New virtual avenues for marketing and advertising have reshaped how businesses are targeting consumers and trying to increase sales and revenue. The ability to connect and engage with a current and potential consumer base is giving businesses the ability to reach consumers in a number of different ways. Supplementing the traditional methods are social networks, mobile apps, daily deals websites and other online tools that attract consumers in different ways.

These new tools have also blown open the pool of available consumer data, giving businesses virtually innumerable ways to analyze and crunch data to learn more about their consumers and what strategies are effective in gaining business. As the battle for commerce becomes increasingly more inundated with new tools, it’s consumers who are deciding what works and what doesn’t.

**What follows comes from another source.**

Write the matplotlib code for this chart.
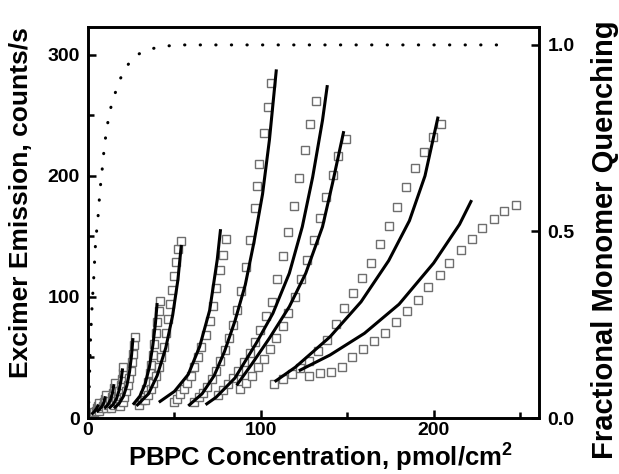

To no one’s surprise, mobile tools are increasingly being viewed as the central feature in tomorrow’s consumer landscape.

How consumers shop

In the United States, roughly 65 percent of consumers prefer shopping online rather than visiting a brick-and-mortar store to shop. Recent research suggests that when they do go online to shop, they most often turn to Google. More than 69 percent of searches for online products start at this search engine.

Ultimately, those shopping endeavors lead American shoppers to more than any other site, with 33 percent of online product searches ultimately resulting in a purchase through the online retailer. These trends remain largely consistent during holiday periods, thanks in part to rush shipping and greater planning on the part of consumers.

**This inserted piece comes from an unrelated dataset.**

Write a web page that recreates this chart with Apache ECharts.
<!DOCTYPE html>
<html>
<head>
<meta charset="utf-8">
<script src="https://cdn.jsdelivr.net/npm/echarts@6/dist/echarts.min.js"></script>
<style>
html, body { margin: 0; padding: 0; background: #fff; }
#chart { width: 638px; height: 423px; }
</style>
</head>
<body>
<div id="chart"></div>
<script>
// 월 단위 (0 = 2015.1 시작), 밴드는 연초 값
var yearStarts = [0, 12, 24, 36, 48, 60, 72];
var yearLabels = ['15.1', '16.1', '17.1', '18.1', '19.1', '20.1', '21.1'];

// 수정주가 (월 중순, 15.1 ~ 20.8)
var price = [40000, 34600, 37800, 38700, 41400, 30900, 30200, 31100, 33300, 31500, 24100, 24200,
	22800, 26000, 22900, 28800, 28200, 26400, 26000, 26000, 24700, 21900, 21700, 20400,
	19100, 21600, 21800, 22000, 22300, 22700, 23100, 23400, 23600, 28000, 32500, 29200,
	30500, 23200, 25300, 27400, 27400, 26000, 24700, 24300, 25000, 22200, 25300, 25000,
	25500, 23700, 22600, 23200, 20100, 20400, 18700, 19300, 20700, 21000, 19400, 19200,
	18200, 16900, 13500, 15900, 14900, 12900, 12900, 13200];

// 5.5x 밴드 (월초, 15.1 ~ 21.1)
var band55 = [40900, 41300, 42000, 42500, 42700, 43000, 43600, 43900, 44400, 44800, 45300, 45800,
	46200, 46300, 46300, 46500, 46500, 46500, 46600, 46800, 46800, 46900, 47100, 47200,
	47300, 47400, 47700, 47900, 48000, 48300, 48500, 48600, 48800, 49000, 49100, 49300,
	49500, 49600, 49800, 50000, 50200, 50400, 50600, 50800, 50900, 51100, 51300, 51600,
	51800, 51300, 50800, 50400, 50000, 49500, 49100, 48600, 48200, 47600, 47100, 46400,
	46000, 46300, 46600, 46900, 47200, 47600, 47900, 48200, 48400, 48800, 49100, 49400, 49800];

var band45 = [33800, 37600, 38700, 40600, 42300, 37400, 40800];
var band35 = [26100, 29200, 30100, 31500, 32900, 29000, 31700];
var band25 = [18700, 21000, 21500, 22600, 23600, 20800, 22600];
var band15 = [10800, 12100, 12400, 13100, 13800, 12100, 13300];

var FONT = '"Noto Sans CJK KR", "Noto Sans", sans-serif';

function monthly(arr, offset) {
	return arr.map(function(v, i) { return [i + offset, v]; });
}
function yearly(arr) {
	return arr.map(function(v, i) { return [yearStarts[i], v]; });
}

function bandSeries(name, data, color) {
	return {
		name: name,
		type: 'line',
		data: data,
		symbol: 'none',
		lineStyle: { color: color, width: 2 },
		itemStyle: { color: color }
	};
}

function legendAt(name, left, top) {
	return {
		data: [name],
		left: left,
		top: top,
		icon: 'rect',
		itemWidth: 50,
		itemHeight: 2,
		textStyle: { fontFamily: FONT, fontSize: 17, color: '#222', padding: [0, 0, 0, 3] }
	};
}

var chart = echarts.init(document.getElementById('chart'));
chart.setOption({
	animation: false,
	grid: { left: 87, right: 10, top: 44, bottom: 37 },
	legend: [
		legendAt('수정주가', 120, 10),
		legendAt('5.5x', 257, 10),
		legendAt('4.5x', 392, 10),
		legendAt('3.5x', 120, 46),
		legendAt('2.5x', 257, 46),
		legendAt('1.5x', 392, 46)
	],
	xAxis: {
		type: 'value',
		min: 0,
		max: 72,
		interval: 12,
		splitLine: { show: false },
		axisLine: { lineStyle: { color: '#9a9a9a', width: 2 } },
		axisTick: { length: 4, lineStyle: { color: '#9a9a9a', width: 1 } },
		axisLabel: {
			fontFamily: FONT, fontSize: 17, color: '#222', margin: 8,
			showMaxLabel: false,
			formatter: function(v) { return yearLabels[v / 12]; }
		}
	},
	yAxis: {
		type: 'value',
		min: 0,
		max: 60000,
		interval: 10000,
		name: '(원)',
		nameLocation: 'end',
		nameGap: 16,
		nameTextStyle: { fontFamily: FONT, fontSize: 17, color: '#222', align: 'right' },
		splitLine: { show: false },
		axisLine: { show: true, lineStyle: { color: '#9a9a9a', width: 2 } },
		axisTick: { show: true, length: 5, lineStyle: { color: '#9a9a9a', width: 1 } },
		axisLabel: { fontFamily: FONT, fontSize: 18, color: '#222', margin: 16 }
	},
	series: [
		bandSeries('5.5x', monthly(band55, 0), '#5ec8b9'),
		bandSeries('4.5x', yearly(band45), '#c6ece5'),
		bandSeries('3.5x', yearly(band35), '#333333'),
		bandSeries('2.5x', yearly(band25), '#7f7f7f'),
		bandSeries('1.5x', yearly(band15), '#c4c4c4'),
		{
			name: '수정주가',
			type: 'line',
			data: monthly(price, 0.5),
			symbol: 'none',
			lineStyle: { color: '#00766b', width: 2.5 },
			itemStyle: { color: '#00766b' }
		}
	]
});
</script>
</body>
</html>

But Google and Amazon have been around for years. Even though fears concerning online transactions continue to be dispelled among the general public, that isn’t exactly what’s revolutionizing consumer shopping today. That award goes to the advent of mobile app technology serving smart phones and tablet computers. Thanks to the invention of these apps, consumers are able to connect with their favorite stores at all hours of the day, clueing them in to the best shopping sales and coupons available by these companies.

Many retailers have developed apps specifically for the promotion of coupons among its consumer base, simplifying the shopping experience for deal-oriented consumers by providing a buffet of coupons through these mobile apps. Supplementing the rise of mobile apps is the advent of daily deals websites that publicize local and national products and services at steep discounts. These websites also utilize mobile apps to provide up-to-the-minute deals that can be called up and used in a moment’s notice.

Informed purchases using new sources of information

Complementing the rise of mobile apps is the increasing influence of social media. As social networks like Facebook become more accommodating to online commerce, word-of-mouth advertising has now transcended to the digital realm. Consumers are more likely to purchase items and use online stores if they’ve been recommended or vouched for by their Facebook friends.

But the standard product review system, supported by websites like Google and Yelp, still have a major impact in consumer activity. Roughly 83 percent of consumers say they value online reviews when considering a purchase of goods or services, even if they themselves don’t actively write reviews. This increased interaction and exchange of experiences among consumers has challenged businesses to maximize customer satisfaction in each instance as a means of maintaining their reputation.

Continued targeting of women for certain products

Other methods of data collection and analysis are culled straight from the “Big Brother” rulebook. Businesses like Target have recently made headlines for using consumer purchase histories at the individual level to predict what stage of life a person is currently in or approaching.

A particular focus is pregnancy among women: if a woman makes purchases of products, such as prenatal vitamins, that are confirmed through other data analysis to indicate a likelihood of being or trying to become pregnant, Target will focus customized advertisements to that individual that feature products relevant to a pregnant woman.

While some consumers might feel squeamish about their personal lives being so transparent via their purchase history, Target isn’t alone in their tactics, nor should these marketing strategies be viewed as a passing phase. The fact of the matter is that online shopping is only expected to increase over time as consumers embrace its convenience. But consumers will be paying for this convenience by giving up a wealth of data that gives businesses the tools to refine their marketing strategies and become more efficient in attracting consumers.